Texture matters. A treat that crumbles, requires a big bite, or has to be tugged from the hand can accidentally encourage rougher mouth behavior. Smaller training-focused treats are usually easier for humans to deliver cleanly and easier for dogs to take politely.

If you are working on everyday manners, the Training Bites collection gives you dog-friendly options that fit repeated reward moments without turning every lesson into a giant snack event.

When Snatching Needs Extra Help

Most treat snatching improves with better delivery, calmer practice, and consistent rules. However, if your dog guards food, growls, stiffens, bites hard, or seems anxious around hands, treat the situation more carefully. That is not the moment to test random techniques from the kitchen counter.

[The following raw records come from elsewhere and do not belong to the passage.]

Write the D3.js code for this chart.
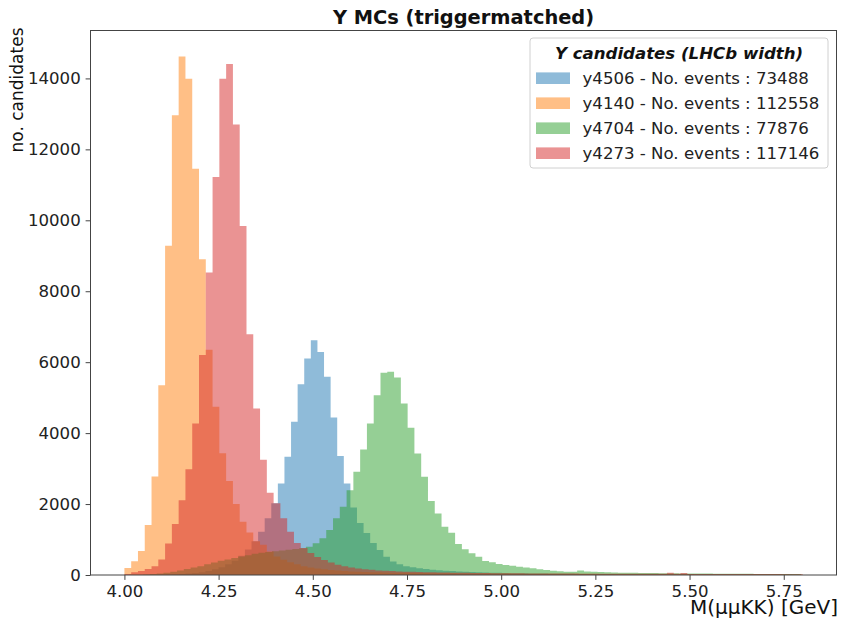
<!DOCTYPE html>
<html>
<head>
<meta charset="utf-8">
<script src="https://cdn.jsdelivr.net/npm/d3@7"></script>
<style>
  body { margin: 0; background: #fff; }
  svg { display: block; }
</style>
</head>
<body>
<div id="chart"></div>
<script>
// Legend labels, in plotting order
const seriesNames = ["y4506", "y4140", "y4704", "y4273"];
const seriesEvents = [73488, 112558, 77876, 117146];

// Histogram binning in GeV (100 bins per sample)
const binLow = [4.0398, 4.0, 3.9957, 4.0];
const binWidth = [0.0175, 0.018, 0.018, 0.018];

// Bin contents
const countsY4506 = [
    2, 4, 6, 10, 14, 20, 28, 40, 55, 80,
    115, 160, 220, 300, 400, 540, 720, 950, 1220, 1600,
    2020, 2583, 3333, 4319, 5380, 6104, 6620, 6290, 5586, 4442,
    3352, 2583, 1900, 1465, 1183, 901, 704, 516, 380, 300,
    250, 215, 190, 170, 150, 135, 120, 110, 100, 90,
    82, 76, 70, 65, 60, 56, 52, 49, 46, 43,
    41, 39, 37, 35, 33, 32, 30, 29, 28, 27,
    26, 25, 24, 23, 22, 22, 21, 20, 20, 19,
    19, 18, 18, 17, 17, 16, 16, 15, 15, 14,
    14, 14, 13, 13, 12, 12, 12, 11, 11, 10
];
const countsY4140 = [
    200, 390, 680, 1410, 2780, 5350, 9280, 12960, 14620, 13990,
    11450, 8900, 6350, 4740, 3430, 2650, 2000, 1500, 1200, 950,
    850, 660, 520, 430, 360, 300, 250, 210, 180, 160,
    140, 125, 112, 100, 92, 85, 80, 75, 70, 66,
    63, 60, 57, 55, 53, 51, 49, 48, 46, 45,
    44, 43, 42, 41, 40, 40, 39, 38, 37, 37,
    36, 36, 35, 35, 34, 34, 33, 33, 32, 32,
    31, 31, 30, 30, 29, 29, 28, 28, 27, 27,
    26, 26, 25, 25, 24, 24, 23, 23, 22, 22,
    21, 21, 20, 20, 19, 19, 18, 18, 17, 17
];
const countsY4704 = [
    2, 4, 8, 15, 25, 40, 65, 95, 130, 170,
    210, 250, 300, 350, 400, 440, 480, 520, 560, 600,
    630, 650, 670, 690, 710, 730, 752, 797, 893, 1034,
    1268, 1597, 1924, 2390, 2910, 3540, 4273, 5070, 5700, 5728,
    5569, 4837, 4150, 3428, 2770, 2085, 1737, 1362, 1192, 873,
    723, 611, 516, 394, 357, 310, 282, 260, 234, 210,
    188, 165, 141, 120, 105, 94, 94, 130, 100, 94,
    85, 75, 70, 65, 62, 60, 58, 55, 53, 50,
    48, 46, 45, 43, 42, 40, 39, 38, 36, 35,
    34, 33, 32, 31, 30, 29, 28, 27, 26, 25
];
const countsY4273 = [
    30, 75, 115, 170, 250, 440, 890, 1440, 2110, 2980,
    4270, 6200, 8530, 11220, 13990, 14410, 12700, 9840, 6790, 4695,
    3250, 2320, 2020, 1600, 1220, 900, 760, 620, 510, 420,
    350, 290, 245, 210, 180, 160, 145, 130, 120, 110,
    102, 95, 90, 85, 80, 76, 72, 69, 66, 63,
    60, 58, 56, 54, 52, 50, 49, 47, 46, 45,
    44, 43, 42, 41, 40, 40, 39, 38, 38, 37,
    37, 36, 36, 35, 35, 34, 34, 33, 33, 32,
    60, 32, 58, 31, 31, 30, 30, 29, 29, 28,
    28, 27, 27, 26, 26, 25, 25, 24, 24, 23
];
const seriesCounts = [countsY4506, countsY4140, countsY4704, countsY4273];

const xTicks = [4.00, 4.25, 4.50, 4.75, 5.00, 5.25, 5.50, 5.75];
const yTicks = [0, 2000, 4000, 6000, 8000, 10000, 12000, 14000];

// matplotlib tab10, drawn with alpha 0.5
const colors = ["#1f77b4", "#ff7f0e", "#2ca02c", "#d62728"];
const font = "'DejaVu Sans', sans-serif";
const textColor = "#222";
const spineColor = "#444";

// Figure geometry
const svgWidth = 843, svgHeight = 623;
const margin = { top: 30.5, right: 6.5, bottom: 48, left: 90.5 };
const width = svgWidth - margin.left - margin.right;
const height = svgHeight - margin.top - margin.bottom;

const svg = d3.select("#chart")
    .append("svg")
    .attr("width", svgWidth)
    .attr("height", svgHeight)
    .style("background", "#fff");

const g = svg.append("g")
    .attr("transform", `translate(${margin.left},${margin.top})`);

// X scale: data span 4.0-5.8 with 5% padding each side
const xScale = d3.scaleLinear()
    .domain([3.91, 5.89])
    .range([0, width]);

// Y scale: max count plus 5% headroom
const yMax = d3.max(seriesCounts, c => d3.max(c)) * 1.05;
const yScale = d3.scaleLinear()
    .domain([0, yMax])
    .range([height, 0]);

// Step area for each histogram
const area = d3.area()
    .x(d => xScale(d.x))
    .y0(yScale(0))
    .y1(d => yScale(d.y))
    .curve(d3.curveStepAfter);

seriesCounts.forEach(function(counts, s) {
    const pts = counts.map((c, i) => ({ x: binLow[s] + i * binWidth[s], y: c }));
    pts.push({ x: binLow[s] + counts.length * binWidth[s], y: counts[counts.length - 1] });
    g.append("path")
        .datum(pts)
        .attr("d", area)
        .attr("fill", colors[s])
        .attr("fill-opacity", 0.5)
        .attr("stroke", "none");
});

// Axes
const xAxis = d3.axisBottom(xScale)
    .tickValues(xTicks)
    .tickFormat(d3.format(".2f"))
    .tickSize(4.9)
    .tickPadding(4.9);

const xAxisGroup = g.append("g")
    .attr("transform", `translate(0,${height})`)
    .call(xAxis);

const yAxis = d3.axisLeft(yScale)
    .tickValues(yTicks)
    .tickFormat(d3.format("d"))
    .tickSize(4.9)
    .tickPadding(4.9);

const yAxisGroup = g.append("g")
    .call(yAxis);

[xAxisGroup, yAxisGroup].forEach(function(ax) {
    ax.select(".domain").remove();
    ax.selectAll("line").attr("stroke", spineColor).attr("stroke-width", 1);
    ax.selectAll("text")
        .attr("font-size", "16.6px")
        .attr("font-family", font)
        .attr("fill", textColor);
});

// Frame (all four spines)
g.append("rect")
    .attr("x", 0)
    .attr("y", 0)
    .attr("width", width)
    .attr("height", height)
    .attr("fill", "none")
    .attr("stroke", spineColor)
    .attr("stroke-width", 1);

// Title
svg.append("text")
    .attr("x", margin.left + width / 2)
    .attr("y", 24)
    .attr("text-anchor", "middle")
    .attr("font-size", "19.4px")
    .attr("font-weight", "bold")
    .attr("font-family", font)
    .attr("fill", "#111")
    .text("Y MCs (triggermatched)");

// Axis labels, aligned to the top / right of the axes
svg.append("text")
    .attr("transform", `translate(23.3,${margin.top - 3}) rotate(-90)`)
    .attr("text-anchor", "end")
    .attr("font-size", "17px")
    .attr("font-family", font)
    .attr("fill", "#111")
    .text("no. candidates");

svg.append("text")
    .attr("x", margin.left + width + 1.5)
    .attr("y", 614)
    .attr("text-anchor", "end")
    .attr("font-size", "20px")
    .attr("font-family", font)
    .attr("fill", "#111")
    .text("M(μμKK) [GeV]");

// Legend
const legend = svg.append("g")
    .attr("transform", "translate(530,38)");

legend.append("rect")
    .attr("width", 298)
    .attr("height", 130)
    .attr("rx", 3)
    .attr("fill", "#fff")
    .attr("fill-opacity", 0.8)
    .attr("stroke", "#d0d0d0")
    .attr("stroke-width", 1);

legend.append("text")
    .attr("x", 149)
    .attr("y", 21)
    .attr("text-anchor", "middle")
    .attr("font-size", "16.6px")
    .attr("font-weight", "bold")
    .attr("font-style", "italic")
    .attr("font-family", font)
    .attr("fill", "#111")
    .text("Y candidates (LHCb width)");

const legendItems = legend.selectAll(".legend-item")
    .data(seriesNames)
    .enter()
    .append("g")
    .attr("class", "legend-item")
    .attr("transform", (d, i) => `translate(0,${40.2 + i * 25})`);

legendItems.append("rect")
    .attr("x", 6)
    .attr("y", -5.8)
    .attr("width", 34)
    .attr("height", 11.6)
    .attr("fill", (d, i) => colors[i])
    .attr("fill-opacity", 0.5);

legendItems.append("text")
    .attr("x", 52.5)
    .attr("y", 6)
    .attr("font-size", "16.6px")
    .attr("font-family", font)
    .attr("fill", textColor)
    .text((d, i) => `${d} - No. events : ${seriesEvents[i]}`);
</script>
</body>
</html>
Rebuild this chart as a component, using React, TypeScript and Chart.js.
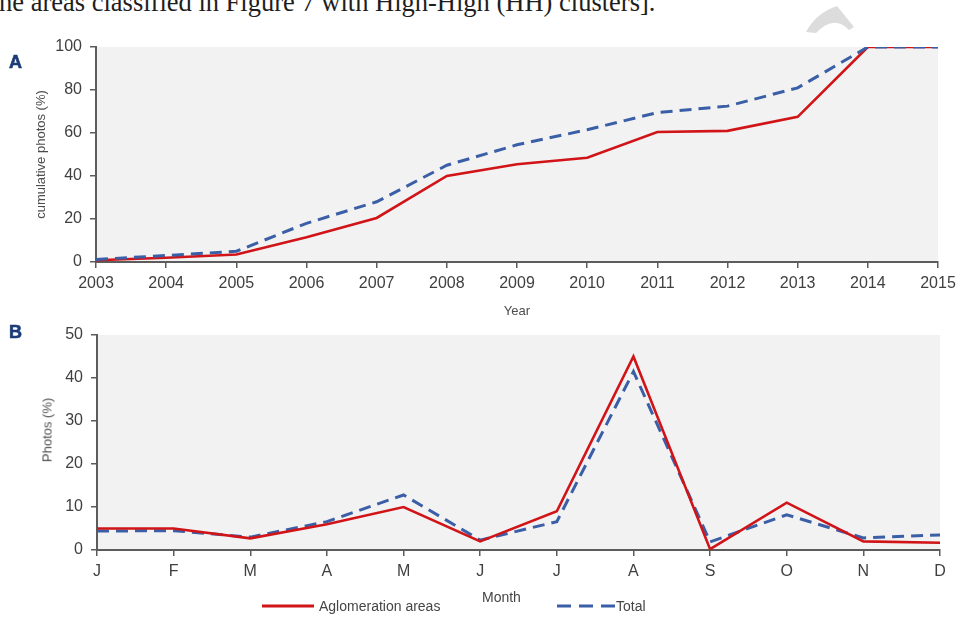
import React, { useEffect, useRef } from 'react';
import { Chart, registerables } from 'chart.js';

Chart.register(...registerables);

// Panel A: cumulative share of photos per year (%)
const years = ['2003', '2004', '2005', '2006', '2007', '2008', '2009', '2010', '2011', '2012', '2013', '2014', '2015'];
const aglomerationCumulative = [0.8, 2, 3.5, 11.5, 20.5, 40, 45.5, 48.5, 60.5, 61, 67.5, 100, 100];
const totalCumulative = [1.2, 3, 5, 18, 28, 45, 54.5, 61.5, 69.5, 72.5, 81, 100, 100];
const cumulativeTicks = [0, 20, 40, 60, 80, 100];

// Panel B: share of photos per month (%)
const months = ['J', 'F', 'M', 'A', 'M', 'J', 'J', 'A', 'S', 'O', 'N', 'D'];
const aglomerationMonthly = [5, 5, 2.7, 6, 10, 2, 9, 45, 0.2, 11, 2, 1.7];
const totalMonthly = [4.4, 4.5, 3, 6.6, 12.8, 2.3, 6.6, 41.5, 1.9, 8.2, 2.8, 3.5];
const monthlyTicks = [0, 10, 20, 30, 40, 50];

const RED = '#d01418';
const BLUE = '#3b5fa6';
const AXIS = '#5c5c5c';
const TICK_TEXT = '#404040';
const TITLE_TEXT = '#4d4d4d';
const SANS = '"Liberation Sans", Arial, sans-serif';

const plotBackground = {
  id: 'plotBackground',
  beforeDraw(chart: any) {
    const { ctx, chartArea } = chart;
    if (!chartArea) return;
    ctx.save();
    ctx.fillStyle = '#f2f2f2';
    ctx.fillRect(chartArea.left, chartArea.top, chartArea.right - chartArea.left, chartArea.bottom - chartArea.top);
    ctx.restore();
  },
};

const axisGrid = { drawOnChartArea: false, drawTicks: true, tickLength: 6, color: AXIS, lineWidth: 1.5 };
const axisBorder = { color: AXIS, width: 2 };
const tickFont = { family: SANS, size: 16 };

function fixedTicks(values: number[]) {
  return (scale: any) => {
    scale.ticks = values.map((v) => ({ value: v }));
  };
}

function makeCumulativeChart(canvas: HTMLCanvasElement) {
  return new Chart(canvas, {
    type: 'line',
    data: {
      labels: years,
      datasets: [
        {
          label: 'Aglomeration areas',
          data: aglomerationCumulative,
          borderColor: RED,
          backgroundColor: RED,
          borderWidth: 2.6,
          pointRadius: 0,
          tension: 0,
          order: 1,
        },
        {
          label: 'Total',
          data: totalCumulative,
          borderColor: BLUE,
          backgroundColor: BLUE,
          borderWidth: 3,
          borderDash: [12, 7],
          pointRadius: 0,
          tension: 0,
          order: 0,
        },
      ],
    },
    options: {
      animation: false,
      responsive: false,
      maintainAspectRatio: false,
      layout: { padding: { left: 0, top: 47, right: 28, bottom: 8 } },
      plugins: { legend: { display: false }, tooltip: { enabled: false } },
      scales: {
        x: {
          type: 'category',
          offset: false,
          grid: axisGrid,
          border: axisBorder,
          ticks: { font: tickFont, color: TICK_TEXT, padding: 6, maxRotation: 0, autoSkip: false },
          title: {
            display: true,
            text: 'Year',
            font: { family: SANS, size: 13 },
            color: TITLE_TEXT,
            padding: { top: 0, bottom: 2.5 },
          },
          afterFit: (s: any) => {
            s.height = 60;
          },
        },
        y: {
          min: 0,
          max: 100,
          grid: axisGrid,
          border: axisBorder,
          ticks: { font: tickFont, color: TICK_TEXT, padding: 8 },
          afterBuildTicks: fixedTicks(cumulativeTicks),
          title: {
            display: true,
            text: 'cumulative photos (%)',
            font: { family: SANS, size: 13 },
            color: TITLE_TEXT,
            padding: { top: 34, bottom: 0 },
          },
          afterFit: (s: any) => {
            s.width = 96;
          },
        },
      },
    } as any,
    plugins: [plotBackground],
  });
}

function makeMonthlyChart(canvas: HTMLCanvasElement) {
  return new Chart(canvas, {
    type: 'line',
    data: {
      labels: months,
      datasets: [
        {
          label: 'Aglomeration areas',
          data: aglomerationMonthly,
          borderColor: RED,
          backgroundColor: RED,
          borderWidth: 2.6,
          pointRadius: 0,
          tension: 0,
          order: 0,
        },
        {
          label: 'Total',
          data: totalMonthly,
          borderColor: BLUE,
          backgroundColor: BLUE,
          borderWidth: 3,
          borderDash: [12, 7],
          pointRadius: 0,
          tension: 0,
          order: 1,
        },
      ],
    },
    options: {
      animation: false,
      responsive: false,
      maintainAspectRatio: false,
      layout: { padding: { left: 0, top: 35, right: 26, bottom: 27 } },
      plugins: { legend: { display: false }, tooltip: { enabled: false } },
      scales: {
        x: {
          type: 'category',
          offset: false,
          grid: axisGrid,
          border: axisBorder,
          ticks: { font: tickFont, color: TICK_TEXT, padding: 6, maxRotation: 0, autoSkip: false },
          afterFit: (s: any) => {
            s.height = 40;
          },
        },
        y: {
          min: 0,
          max: 50,
          grid: axisGrid,
          border: axisBorder,
          ticks: { font: tickFont, color: TICK_TEXT, padding: 8 },
          afterBuildTicks: fixedTicks(monthlyTicks),
          afterFit: (s: any) => {
            s.width = 97;
          },
        },
      },
    } as any,
    plugins: [plotBackground],
  });
}

const panelLetter: React.CSSProperties = {
  position: 'absolute',
  left: 9,
  fontFamily: SANS,
  fontWeight: 700,
  fontSize: 18,
  lineHeight: '18px',
  color: '#1c3c78',
  WebkitTextStroke: '0.6px #1c3c78',
};

const legendText: React.CSSProperties = {
  position: 'absolute',
  fontFamily: SANS,
  fontSize: 14,
  lineHeight: '16px',
  color: '#454545',
  whiteSpace: 'nowrap',
};

export default function App() {
  const cumulativeRef = useRef<HTMLCanvasElement | null>(null);
  const monthlyRef = useRef<HTMLCanvasElement | null>(null);

  useEffect(() => {
    const a = makeCumulativeChart(cumulativeRef.current!);
    const b = makeMonthlyChart(monthlyRef.current!);
    return () => {
      a.destroy();
      b.destroy();
    };
  }, []);

  return (
    <div
      style={{
        position: 'fixed',
        left: 0,
        top: 0,
        width: 966,
        height: 617,
        background: '#ffffff',
        overflow: 'hidden',
      }}
    >
      <div
        style={{
          position: 'absolute',
          left: 0,
          top: -11,
          fontFamily: '"Liberation Serif", "DejaVu Serif", serif',
          fontSize: 26.5,
          lineHeight: '26px',
          color: '#1e1e1e',
          whiteSpace: 'nowrap',
          marginLeft: -1,
        }}
      >
        he areas classified in Figure 7 with High-High (HH) clusters].
      </div>

      <svg width={966} height={617} style={{ position: 'absolute', left: 0, top: 0 }}>
        <path d="M806 32 Q816 13 837 6 L854 27 L849 30 Q834 14 816 33 Z" fill="#dcdcdc" />
        <line x1={262} y1={606} x2={314} y2={606} stroke={RED} strokeWidth={3} />
        <line x1={557} y1={606} x2={615} y2={606} stroke={BLUE} strokeWidth={3} strokeDasharray="14 8" />
      </svg>

      <canvas
        ref={cumulativeRef}
        width={966}
        height={330}
        style={{ position: 'absolute', left: 0, top: 0, width: 966, height: 330 }}
      />
      <canvas
        ref={monthlyRef}
        width={966}
        height={317}
        style={{ position: 'absolute', left: 0, top: 300, width: 966, height: 317 }}
      />

      <div style={{ ...panelLetter, top: 53 }}>A</div>
      <div style={{ ...panelLetter, top: 323 }}>B</div>

      <div
        style={{
          position: 'absolute',
          left: 47,
          top: 430,
          transform: 'translate(-50%, -50%) rotate(-90deg)',
          fontFamily: SANS,
          fontSize: 13,
          lineHeight: '15px',
          color: TITLE_TEXT,
          whiteSpace: 'nowrap',
        }}
      >
        Photos (%)
      </div>

      <div style={{ ...legendText, left: 319, top: 598 }}>Aglomeration areas</div>
      <div style={{ ...legendText, left: 482, top: 589 }}>Month</div>
      <div style={{ ...legendText, left: 616, top: 598 }}>Total</div>
    </div>
  );
}
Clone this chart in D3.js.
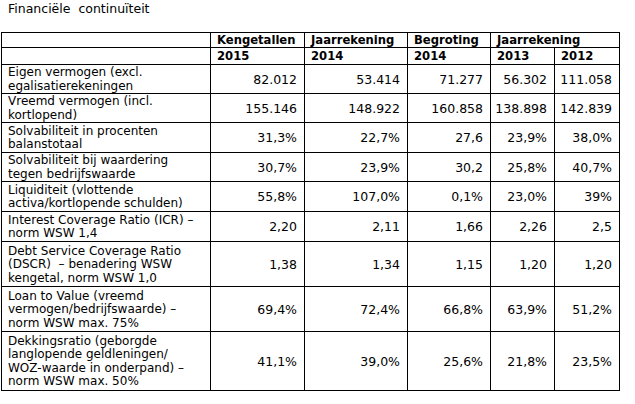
<!DOCTYPE html>
<html><head><meta charset="utf-8">
<script src="https://cdn.jsdelivr.net/npm/d3@7"></script>
<style>
html,body{margin:0;padding:0;background:#fff;}
svg text{font-family:"DejaVu Sans",Verdana,sans-serif;fill:#000;}
</style></head>
<body>
<svg id="chart" width="635" height="404"></svg>
<script>
const title = "Financiële  continuïteit";
const headerTop = ["", "Kengetallen", "Jaarrekening", "Begroting", "Jaarrekening"];
const headerYears = ["", "2015", "2014", "2014", "2013", "2012"];
const rowLabels = [
  ["Eigen vermogen (excl.", "egalisatierekeningen"],
  ["Vreemd vermogen (incl.", "kortlopend)"],
  ["Solvabiliteit in procenten", "balanstotaal"],
  ["Solvabiliteit bij waardering", "tegen bedrijfswaarde"],
  ["Liquiditeit (vlottende", "activa/kortlopende schulden)"],
  ["Interest Coverage Ratio (ICR) –", "norm WSW 1,4"],
  ["Debt Service Coverage Ratio", "(DSCR)  – benadering WSW", "kengetal, norm WSW 1,0"],
  ["Loan to Value (vreemd", "vermogen/bedrijfswaarde) –", "norm WSW max. 75%"],
  ["Dekkingsratio (geborgde", "langlopende geldleningen/", "WOZ-waarde in onderpand) –", "norm WSW max. 50%"]
];
const kengetallen2015 = ["82.012","155.146","31,3%","30,7%","55,8%","2,20","1,38","69,4%","41,1%"];
const jaarrekening2014 = ["53.414","148.922","22,7%","23,9%","107,0%","2,11","1,34","72,4%","39,0%"];
const begroting2014 = ["71.277","160.858","27,6","30,2","0,1%","1,66","1,15","66,8%","25,6%"];
const jaarrekening2013 = ["56.302","138.898","23,9%","25,8%","23,0%","2,26","1,20","63,9%","21,8%"];
const jaarrekening2012 = ["111.058","142.839","38,0%","40,7%","39%","2,5","1,20","51,2%","23,5%"];
const valueColumns = [kengetallen2015, jaarrekening2014, begroting2014, jaarrekening2013, jaarrekening2012];

// layout
const colEdges = [1, 210, 304, 407, 490, 554, 619];
const rowEdges = [32, 47, 64, 93, 122, 152, 181, 211, 241, 286, 331, 390];
const fs = 12, fsBold = 11.6, lh = 13.5;

const svg = d3.select("#chart");
const x = i => colEdges[i];
const y = i => rowEdges[i];

svg.append("text").attr("x", 8).attr("y", 13).attr("font-size", 12.5)
  .attr("xml:space", "preserve").style("white-space", "pre").text(title);

const g = svg.append("g");
const stroke = "#000";
function hline(x1, x2, yy){ g.append("line").attr("x1",x1).attr("x2",x2+1).attr("y1",yy+0.5).attr("y2",yy+0.5).attr("stroke",stroke).attr("stroke-width",1); }
function vline(xx, y1, y2){ g.append("line").attr("x1",xx+0.5).attr("x2",xx+0.5).attr("y1",y1).attr("y2",y2+1).attr("stroke",stroke).attr("stroke-width",1); }

rowEdges.forEach(r => hline(colEdges[0], colEdges[6], r));
[0,1,2,3,4,6].forEach(c => vline(colEdges[c], rowEdges[0], rowEdges[rowEdges.length-1]));
vline(colEdges[5], rowEdges[1], rowEdges[rowEdges.length-1]);

// header row 1
headerTop.forEach((t,i) => {
  if(!t) return;
  svg.append("text").attr("x", x(i) + 7).attr("y", y(0) + 12)
    .attr("font-size", fsBold).attr("font-weight", "bold").text(t);
});
// header row 2
headerYears.forEach((t,i) => {
  if(!t) return;
  svg.append("text").attr("x", x(i) + 7).attr("y", y(1) + 13)
    .attr("font-size", fsBold).attr("font-weight", "bold").text(t);
});

// body rows
rowLabels.forEach((lines, r) => {
  const top = y(r+2), bot = y(r+3);
  const mid = (top + bot) / 2;
  const n = lines.length;
  const t = svg.append("text").attr("font-size", fs).attr("xml:space","preserve").style("white-space","pre");
  lines.forEach((ln, k) => {
    t.append("tspan").attr("x", 8).attr("y", mid - (n-1)*lh/2 + k*lh + 4.5).text(ln);
  });
  valueColumns.forEach((col, c) => {
    svg.append("text").attr("x", x(c+2) - 7).attr("y", mid + 5)
      .attr("text-anchor", "end").attr("font-size", 12.5).text(col[r]);
  });
});
</script>
</body></html>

Use management first. Toss treats instead of hand-feeding, separate pets during reward time, and avoid letting children hand-feed a dog who grabs. Then consider help from a qualified positive-reinforcement trainer or behavior professional, especially if the behavior feels intense or unpredictable.

For many dogs, though, the fix is wonderfully ordinary: calmer humans, clearer timing, safer hand position, and practice that rewards the exact mouth manners you want to see. Your dog is not choosing one favorite person's fingers over another's. They are responding to the whole treat-time picture.

Make Treat Time A Team Sport

The fastest progress usually happens when everyone follows the same routine. Decide how treats will be held, what word you will use, when the treat gets delivered, and what happens if teeth touch skin. Keep sessions short, upbeat, and consistent.

Over time, your dog can learn that every person has the same rule: soft mouth first, snack second. That turns treat time from a finger-risking guessing game into a clear conversation your dog understands. And honestly, a dog who can take a treat gently from anyone is not just polite. That is snack-time charm at its finest.